We wanted to facilitate discussion in the field about research on the causes of sexual offending. We got things started by conducting a pre-conference seminar with Michael Seto, Tony Beech, and Patrick Lussier at last year’s ATSA conference in Montreal. We received generous funding and other support from the Social Sciences and Humanities Research Council (Connection grant), ATSA, and the Carleton University Psychology Department for our pre-conference seminar—thank you very much! (The handouts from our pre-conference seminar are available on Kevin’s lab website:  We are now aiming to take the discussion further with this special issue of Sexual Abuse: A Journal of Research and Treatment. We thank Michael Seto for his support and SAGE for generously providing complimentary open access publishing through toll-free linking for articles in this special issue—thank you very much!

Why is this topic (communicated through the pre-conference seminar and special issue) important for researchers and practitioners who work to prevent sexual abuse?

Identifying causes of sexual offending is the foundation of effective and efficient assessment and intervention aimed at managing and reducing sexual offending. Practice is often guided by implicit or explicit assumptions about the causes of sexual offending. For example, if you believe that changing attitudes (or any other factor you think is important) through treatment reduces the likelihood of sexual offending, then you believe that attitudes are a cause of sexual offending. Thanks to the efforts of pioneering researchers and practitioners, impressive advances have been made in our field.

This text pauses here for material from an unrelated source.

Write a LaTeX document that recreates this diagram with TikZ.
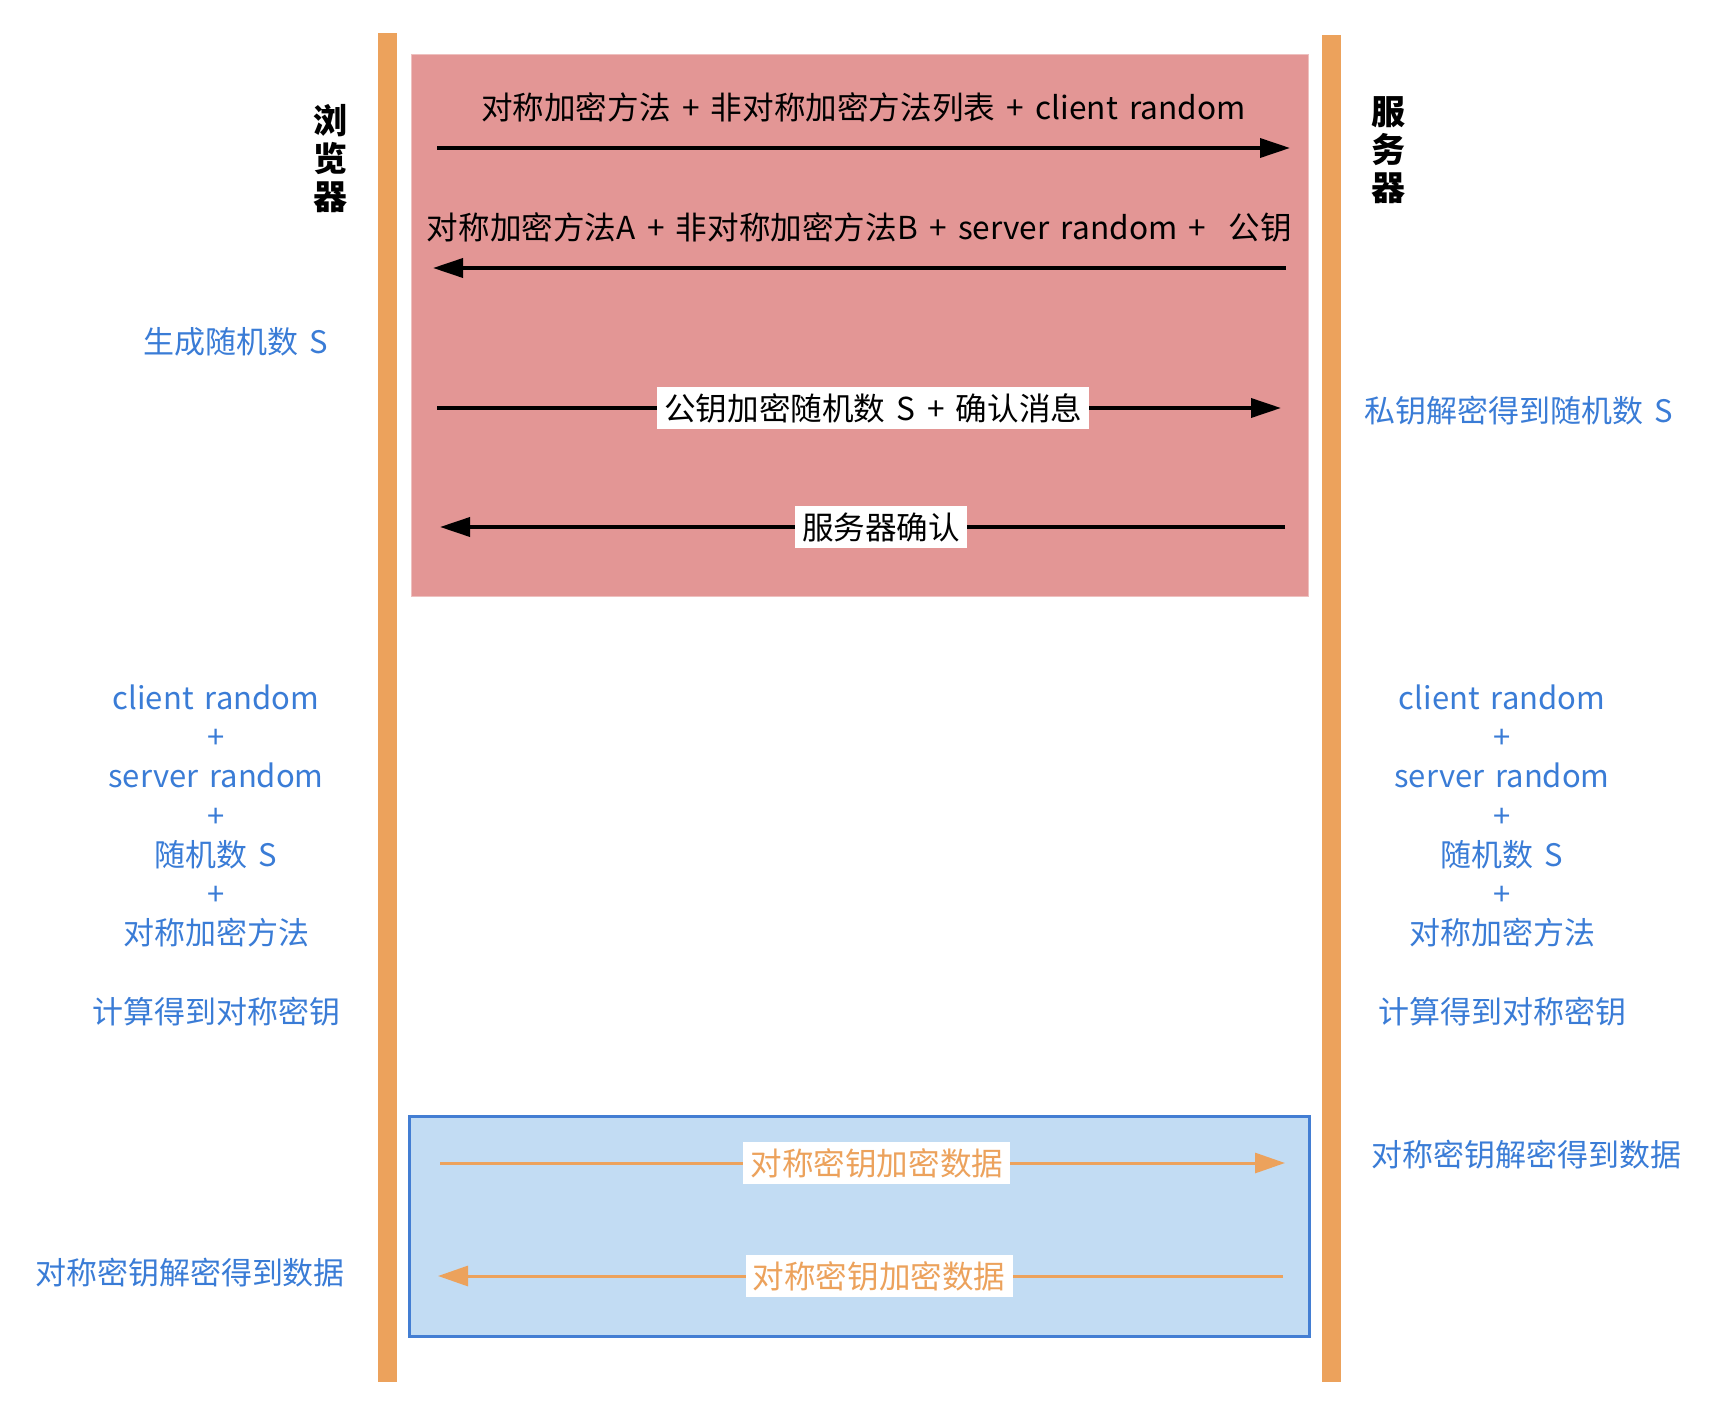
\documentclass[tikz,border=0pt]{standalone}
\usepackage{fontspec}
\setmainfont[WordSpace=1.6]{Noto Sans CJK SC}
\usetikzlibrary{arrows.meta, positioning}
\usepackage{xcolor}
\definecolor{barorange}{RGB}{236,162,92}
\definecolor{handred}{RGB}{227,150,149}
\definecolor{databg}{RGB}{194,220,243}
\definecolor{databorder}{RGB}{67,126,211}
\definecolor{noteblue}{RGB}{58,124,214}
\tikzset{
    lifeline/.style = {rectangle, fill=barorange, inner sep=0pt, minimum width=9.5pt},
    phase/.style = {rectangle, inner sep=0pt},
    party/.style = {font=\bfseries\fontsize{17}{19}\selectfont, align=center, inner sep=0pt},
    note/.style = {text=noteblue, font=\fontsize{15.5}{19.6}\selectfont, align=center, inner sep=1pt},
    msg/.style = {font=\fontsize{15.8}{19}\selectfont, inner xsep=3.5pt, inner ysep=3pt},
    arrow/.style = {line width=1.8pt, -{Triangle[length=15pt, width=9.5pt]}},
    dataarrow/.style = {line width=1.5pt, draw=barorange, -{Triangle[length=15pt, width=10pt]}}
}
\begin{document}
\begin{tikzpicture}[x=0.5pt, y=-0.5pt]
\useasboundingbox (0,0) rectangle (1720,1412);

% lifelines
\node (browserline) [lifeline, minimum height=674.5pt] at (387.5,707.5) {};
\node (serverline) [lifeline, minimum height=673.5pt] at (1331,708.5) {};

% handshake and data phases
\node (handshake) [phase, fill=handred, draw=handred!60!white, minimum width=448.5pt, minimum height=271pt] at (859.5,325) {};
\node (datastage) [phase, fill=databg, draw=databorder, line width=1.5pt, minimum width=450pt, minimum height=110pt] at (859,1226) {};

\node (browser) [party] at (330,159) {浏\\览\\器};
\node (server) [party] at (1388,150) {服\\务\\器};

% message end points
\coordinate (m1a) at (437,148);  \coordinate (m1b) at (1290,148);
\coordinate (m2a) at (1286,268); \coordinate (m2b) at (433,268);
\coordinate (m3a) at (437,408);  \coordinate (m3b) at (1281,408);
\coordinate (m4a) at (1285,527); \coordinate (m4b) at (440,527);
\coordinate (d1a) at (440,1163); \coordinate (d1b) at (1285,1163);
\coordinate (d2a) at (1283,1276); \coordinate (d2b) at (438,1276);

\draw [arrow] (m1a) -- node[msg, pos=0.5, yshift=20.5pt] {对称加密方法 + 非对称加密方法列表 + client random} (m1b);
\draw [arrow] (m2a) -- node[msg, pos=0.5, yshift=20.5pt] {对称加密方法A + 非对称加密方法B + server random + \ 公钥} (m2b);
\draw [arrow] (m3a) -- node[msg, fill=white, pos=0.517] {公钥加密随机数 S + 确认消息} (m3b);
\draw [arrow] (m4a) -- node[msg, fill=white, pos=0.478] {服务器确认} (m4b);

\draw [dataarrow] (d1a) -- node[msg, fill=white, text=barorange, pos=0.517] {对称密钥加密数据} (d1b);
\draw [dataarrow] (d2a) -- node[msg, fill=white, text=barorange, pos=0.478] {对称密钥加密数据} (d2b);

% browser side
\node (genS) [note] at (236,342) {生成随机数 S};
\node (browserkey) [note] at (216,816) {client random\\+\\server random\\+\\随机数 S\\+\\对称加密方法};
\node (browsercalc) [note] at (216,1012) {计算得到对称密钥};
\node (browserdec) [note] at (190,1273) {对称密钥解密得到数据};

% server side
\node (decS) [note] at (1519,411) {私钥解密得到随机数 S};
\node (serverkey) [note] at (1502,816) {client random\\+\\server random\\+\\随机数 S\\+\\对称加密方法};
\node (servercalc) [note] at (1502,1012) {计算得到对称密钥};
\node (serverdec) [note] at (1526,1155) {对称密钥解密得到数据};
\end{tikzpicture}
\end{document}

Numerous theories and models provide carefully considered and well-informed hypotheses about the causes of sexual offending. However, credible tests of these hypotheses are remarkably rare. Even more remarkable is that this important gap in scientific knowledge seems to be recognized or acknowledged by so few people in our area, researchers and non-researchers alike. We know that testing such hypotheses is very difficult, but methodological rigor is a matter of degree and there is certainly room for improvement. In part, the scarcity of rigorous tests may be due to uncertainty about the relevant empirical evidence available and the optimal methodological approaches required. Our hope for this special issue is that it will raise awareness about important gaps in knowledge regarding the causes of sexual offending and identify ways to narrow those gaps. We believe this will help researchers to do more rigorous and informative studies on the causes of sexual offending, which, ultimately, will help practitioners and policy-makers to more effectively and efficiently reduce sexual offending.

Kevin L. Nunes, PhD, and Chantal A. Hermann, PhD.